Set down the material once more, exactly as it appears.
##### Collected data
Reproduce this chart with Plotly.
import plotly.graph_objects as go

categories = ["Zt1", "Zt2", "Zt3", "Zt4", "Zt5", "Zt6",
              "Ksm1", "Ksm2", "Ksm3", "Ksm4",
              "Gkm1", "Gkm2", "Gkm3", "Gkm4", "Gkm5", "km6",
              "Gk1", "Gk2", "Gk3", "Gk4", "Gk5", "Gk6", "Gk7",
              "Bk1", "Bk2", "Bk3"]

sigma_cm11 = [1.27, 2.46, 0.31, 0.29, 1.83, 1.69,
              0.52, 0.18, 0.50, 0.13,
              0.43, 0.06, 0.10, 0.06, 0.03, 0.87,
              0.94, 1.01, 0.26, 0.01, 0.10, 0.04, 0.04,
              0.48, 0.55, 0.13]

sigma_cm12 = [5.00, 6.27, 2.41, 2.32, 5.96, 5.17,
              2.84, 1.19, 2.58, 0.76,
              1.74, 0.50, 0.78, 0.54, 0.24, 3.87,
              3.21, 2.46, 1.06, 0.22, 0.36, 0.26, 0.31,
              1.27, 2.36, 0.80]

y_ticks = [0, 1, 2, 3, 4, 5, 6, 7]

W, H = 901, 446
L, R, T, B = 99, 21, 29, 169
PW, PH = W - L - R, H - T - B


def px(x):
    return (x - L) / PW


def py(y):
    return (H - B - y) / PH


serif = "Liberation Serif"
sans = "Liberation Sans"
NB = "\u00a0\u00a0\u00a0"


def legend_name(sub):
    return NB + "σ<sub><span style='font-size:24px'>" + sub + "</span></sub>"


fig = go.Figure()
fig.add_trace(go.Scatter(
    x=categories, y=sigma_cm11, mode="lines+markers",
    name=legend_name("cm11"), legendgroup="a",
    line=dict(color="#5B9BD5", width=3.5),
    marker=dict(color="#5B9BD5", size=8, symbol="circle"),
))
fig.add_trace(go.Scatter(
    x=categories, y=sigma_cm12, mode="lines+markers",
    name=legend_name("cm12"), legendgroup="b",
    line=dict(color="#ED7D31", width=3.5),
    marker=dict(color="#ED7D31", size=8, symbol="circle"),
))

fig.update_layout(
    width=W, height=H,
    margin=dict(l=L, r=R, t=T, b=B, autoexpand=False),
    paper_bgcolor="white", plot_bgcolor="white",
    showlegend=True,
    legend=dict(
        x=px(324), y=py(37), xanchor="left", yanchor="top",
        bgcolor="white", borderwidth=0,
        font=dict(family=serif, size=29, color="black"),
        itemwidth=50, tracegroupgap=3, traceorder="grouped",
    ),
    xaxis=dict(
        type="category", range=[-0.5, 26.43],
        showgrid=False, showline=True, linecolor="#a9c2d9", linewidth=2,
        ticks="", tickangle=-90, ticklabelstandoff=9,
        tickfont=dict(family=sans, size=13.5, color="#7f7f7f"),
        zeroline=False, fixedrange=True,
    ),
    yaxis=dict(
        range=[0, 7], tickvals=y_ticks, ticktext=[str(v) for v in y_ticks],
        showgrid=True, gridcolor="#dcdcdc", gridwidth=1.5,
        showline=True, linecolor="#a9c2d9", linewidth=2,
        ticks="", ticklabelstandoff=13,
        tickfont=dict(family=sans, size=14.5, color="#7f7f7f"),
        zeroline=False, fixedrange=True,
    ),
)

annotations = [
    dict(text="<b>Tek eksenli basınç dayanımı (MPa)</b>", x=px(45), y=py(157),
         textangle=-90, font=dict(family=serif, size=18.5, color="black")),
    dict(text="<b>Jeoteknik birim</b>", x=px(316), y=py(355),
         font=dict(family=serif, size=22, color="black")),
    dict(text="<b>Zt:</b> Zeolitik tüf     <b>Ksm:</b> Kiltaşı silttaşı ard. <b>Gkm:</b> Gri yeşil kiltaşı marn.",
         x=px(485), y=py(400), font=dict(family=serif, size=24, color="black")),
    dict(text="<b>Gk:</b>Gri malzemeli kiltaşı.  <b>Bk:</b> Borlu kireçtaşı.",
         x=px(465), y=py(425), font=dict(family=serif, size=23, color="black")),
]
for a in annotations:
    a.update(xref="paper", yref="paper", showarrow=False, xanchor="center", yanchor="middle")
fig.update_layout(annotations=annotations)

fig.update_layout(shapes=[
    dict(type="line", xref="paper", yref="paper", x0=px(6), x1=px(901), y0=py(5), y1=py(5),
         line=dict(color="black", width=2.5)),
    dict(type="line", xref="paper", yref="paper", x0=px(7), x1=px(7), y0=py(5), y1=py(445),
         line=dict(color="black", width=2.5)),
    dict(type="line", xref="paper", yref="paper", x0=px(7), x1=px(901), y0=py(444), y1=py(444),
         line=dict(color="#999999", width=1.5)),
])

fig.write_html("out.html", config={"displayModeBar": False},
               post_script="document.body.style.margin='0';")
##########
◆ Output below:
Reproduce this chart with Plotly.
import plotly.graph_objects as go

categories = ["Zt1", "Zt2", "Zt3", "Zt4", "Zt5", "Zt6",
              "Ksm1", "Ksm2", "Ksm3", "Ksm4",
              "Gkm1", "Gkm2", "Gkm3", "Gkm4", "Gkm5", "km6",
              "Gk1", "Gk2", "Gk3", "Gk4", "Gk5", "Gk6", "Gk7",
              "Bk1", "Bk2", "Bk3"]

sigma_cm11 = [1.27, 2.46, 0.31, 0.29, 1.83, 1.69,
              0.52, 0.18, 0.50, 0.13,
              0.43, 0.06, 0.10, 0.06, 0.03, 0.87,
              0.94, 1.01, 0.26, 0.01, 0.10, 0.04, 0.04,
              0.48, 0.55, 0.13]

sigma_cm12 = [5.00, 6.27, 2.41, 2.32, 5.96, 5.17,
              2.84, 1.19, 2.58, 0.76,
              1.74, 0.50, 0.78, 0.54, 0.24, 3.87,
              3.21, 2.46, 1.06, 0.22, 0.36, 0.26, 0.31,
              1.27, 2.36, 0.80]

y_ticks = [0, 1, 2, 3, 4, 5, 6, 7]

W, H = 901, 446
L, R, T, B = 99, 21, 29, 169
PW, PH = W - L - R, H - T - B


def px(x):
    return (x - L) / PW


def py(y):
    return (H - B - y) / PH


serif = "Liberation Serif"
sans = "Liberation Sans"
NB = "\u00a0\u00a0\u00a0"


def legend_name(sub):
    return NB + "σ<sub><span style='font-size:24px'>" + sub + "</span></sub>"


fig = go.Figure()
fig.add_trace(go.Scatter(
    x=categories, y=sigma_cm11, mode="lines+markers",
    name=legend_name("cm11"), legendgroup="a",
    line=dict(color="#5B9BD5", width=3.5),
    marker=dict(color="#5B9BD5", size=8, symbol="circle"),
))
fig.add_trace(go.Scatter(
    x=categories, y=sigma_cm12, mode="lines+markers",
    name=legend_name("cm12"), legendgroup="b",
    line=dict(color="#ED7D31", width=3.5),
    marker=dict(color="#ED7D31", size=8, symbol="circle"),
))

fig.update_layout(
    width=W, height=H,
    margin=dict(l=L, r=R, t=T, b=B, autoexpand=False),
    paper_bgcolor="white", plot_bgcolor="white",
    showlegend=True,
    legend=dict(
        x=px(324), y=py(37), xanchor="left", yanchor="top",
        bgcolor="white", borderwidth=0,
        font=dict(family=serif, size=29, color="black"),
        itemwidth=50, tracegroupgap=3, traceorder="grouped",
    ),
    xaxis=dict(
        type="category", range=[-0.5, 26.43],
        showgrid=False, showline=True, linecolor="#a9c2d9", linewidth=2,
        ticks="", tickangle=-90, ticklabelstandoff=9,
        tickfont=dict(family=sans, size=13.5, color="#7f7f7f"),
        zeroline=False, fixedrange=True,
    ),
    yaxis=dict(
        range=[0, 7], tickvals=y_ticks, ticktext=[str(v) for v in y_ticks],
        showgrid=True, gridcolor="#dcdcdc", gridwidth=1.5,
        showline=True, linecolor="#a9c2d9", linewidth=2,
        ticks="", ticklabelstandoff=13,
        tickfont=dict(family=sans, size=14.5, color="#7f7f7f"),
        zeroline=False, fixedrange=True,
    ),
)

annotations = [
    dict(text="<b>Tek eksenli basınç dayanımı (MPa)</b>", x=px(45), y=py(157),
         textangle=-90, font=dict(family=serif, size=18.5, color="black")),
    dict(text="<b>Jeoteknik birim</b>", x=px(316), y=py(355),
         font=dict(family=serif, size=22, color="black")),
    dict(text="<b>Zt:</b> Zeolitik tüf     <b>Ksm:</b> Kiltaşı silttaşı ard. <b>Gkm:</b> Gri yeşil kiltaşı marn.",
         x=px(485), y=py(400), font=dict(family=serif, size=24, color="black")),
    dict(text="<b>Gk:</b>Gri malzemeli kiltaşı.  <b>Bk:</b> Borlu kireçtaşı.",
         x=px(465), y=py(425), font=dict(family=serif, size=23, color="black")),
]
for a in annotations:
    a.update(xref="paper", yref="paper", showarrow=False, xanchor="center", yanchor="middle")
fig.update_layout(annotations=annotations)

fig.update_layout(shapes=[
    dict(type="line", xref="paper", yref="paper", x0=px(6), x1=px(901), y0=py(5), y1=py(5),
         line=dict(color="black", width=2.5)),
    dict(type="line", xref="paper", yref="paper", x0=px(7), x1=px(7), y0=py(5), y1=py(445),
         line=dict(color="black", width=2.5)),
    dict(type="line", xref="paper", yref="paper", x0=px(7), x1=px(901), y0=py(444), y1=py(444),
         line=dict(color="#999999", width=1.5)),
])

fig.write_html("out.html", config={"displayModeBar": False},
               post_script="document.body.style.margin='0';")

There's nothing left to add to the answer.